— START —

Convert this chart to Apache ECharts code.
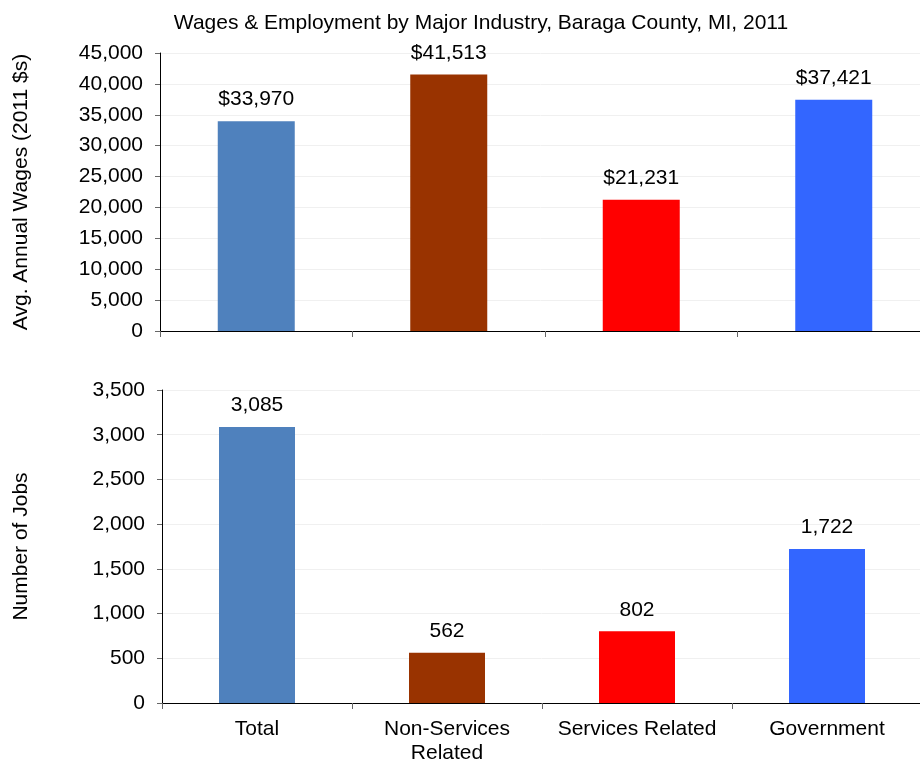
<!DOCTYPE html>
<html><head><meta charset="utf-8">
<script src="https://cdn.jsdelivr.net/npm/echarts@6/dist/echarts.min.js"></script>
<style>html,body{margin:0;padding:0;background:#fff}#c{width:920px;height:759px}</style>
</head><body><div id="c"></div>
<script>
const categories = ['Total', 'Non-Services\nRelated', 'Services Related', 'Government'];
const wages = [33970, 41513, 21231, 37421];
const jobs = [3085, 562, 802, 1722];
const colors = ['#4F81BD', '#993300', '#FF0000', '#3366FF'];
const titleText = 'Wages & Employment by Major Industry, Baraga County, MI, 2011';
const font = '"Liberation Sans", Arial, sans-serif';
const FS = 21;

const chart = echarts.init(document.getElementById('c'), null, {renderer: 'canvas'});
const fmt = v => v.toLocaleString('en-US');
const axisCommon = {
  axisLine: {show: true, lineStyle: {color: '#000', width: 1}},
  axisLabel: {color: '#000', fontSize: FS, fontFamily: font},
  nameTextStyle: {color: '#000', fontSize: FS, fontFamily: font}
};
chart.setOption({
  animation: false,
  textStyle: {fontFamily: font},
  title: {text: titleText, left: 476, top: 8, textAlign: 'center',
    textStyle: {fontSize: FS, fontWeight: 'normal', color: '#000', fontFamily: font}},
  grid: [
    {left: 160, top: 53, width: 770, height: 278, outerBoundsMode: 'none', containLabel: false},
    {left: 162, top: 390, width: 760, height: 313, outerBoundsMode: 'none', containLabel: false}
  ],
  xAxis: [
    {type: 'category', gridIndex: 0, data: categories,
     axisLine: {lineStyle: {color: '#000'}}, axisTick: {show: true, length: 6, lineStyle: {color: '#666'}},
     axisLabel: {show: false}},
    {type: 'category', gridIndex: 1, data: categories,
     axisLine: {lineStyle: {color: '#000'}}, axisTick: {show: true, length: 6, lineStyle: {color: '#666'}},
     axisLabel: {color: '#000', fontSize: FS, fontFamily: font, margin: 14, lineHeight: 24, interval: 0}}
  ],
  yAxis: [
    Object.assign({}, axisCommon, {type: 'value', gridIndex: 0, min: 0, max: 45000, interval: 5000,
      name: 'Avg. Annual Wages (2011 $s)', nameLocation: 'middle', nameGap: 128, nameRotate: 90,
      axisTick: {show: true, length: 5, lineStyle: {color: '#666'}},
      axisLabel: Object.assign({}, axisCommon.axisLabel, {formatter: fmt, margin: 17}),
      splitLine: {show: true, lineStyle: {color: '#f0f0f0'}}}),
    Object.assign({}, axisCommon, {type: 'value', gridIndex: 1, min: 0, max: 3500, interval: 500,
      name: 'Number of Jobs', nameLocation: 'middle', nameGap: 130, nameRotate: 90,
      axisTick: {show: true, length: 5, lineStyle: {color: '#666'}},
      axisLabel: Object.assign({}, axisCommon.axisLabel, {formatter: fmt, margin: 17}),
      splitLine: {show: true, lineStyle: {color: '#f0f0f0'}}})
  ],
  series: [
    {type: 'bar', xAxisIndex: 0, yAxisIndex: 0, barWidth: '40%',
     data: wages.map((v, i) => ({value: v, itemStyle: {color: colors[i]}})),
     label: {show: true, position: 'top', distance: 11, color: '#000', fontSize: FS, fontFamily: font,
       formatter: p => '$' + fmt(p.value)}},
    {type: 'bar', xAxisIndex: 1, yAxisIndex: 1, barWidth: '40%',
     data: jobs.map((v, i) => ({value: v, itemStyle: {color: colors[i]}})),
     label: {show: true, position: 'top', distance: 11, color: '#000', fontSize: FS, fontFamily: font,
       formatter: p => fmt(p.value)}}
  ]
});
</script></body></html>
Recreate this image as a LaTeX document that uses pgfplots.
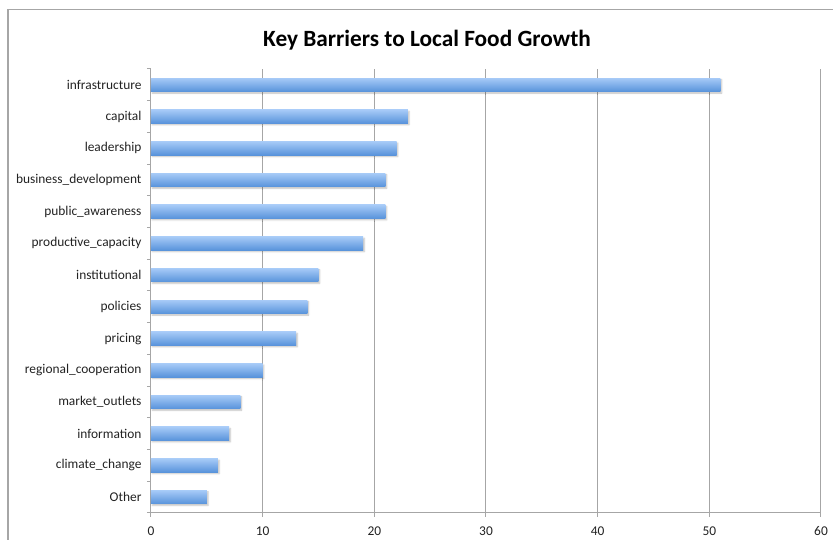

— END —

Written task => Collect every line above that contains the word "this".

Result =>
Convert this chart to Apache ECharts code.
Recreate this image as a LaTeX document that uses pgfplots.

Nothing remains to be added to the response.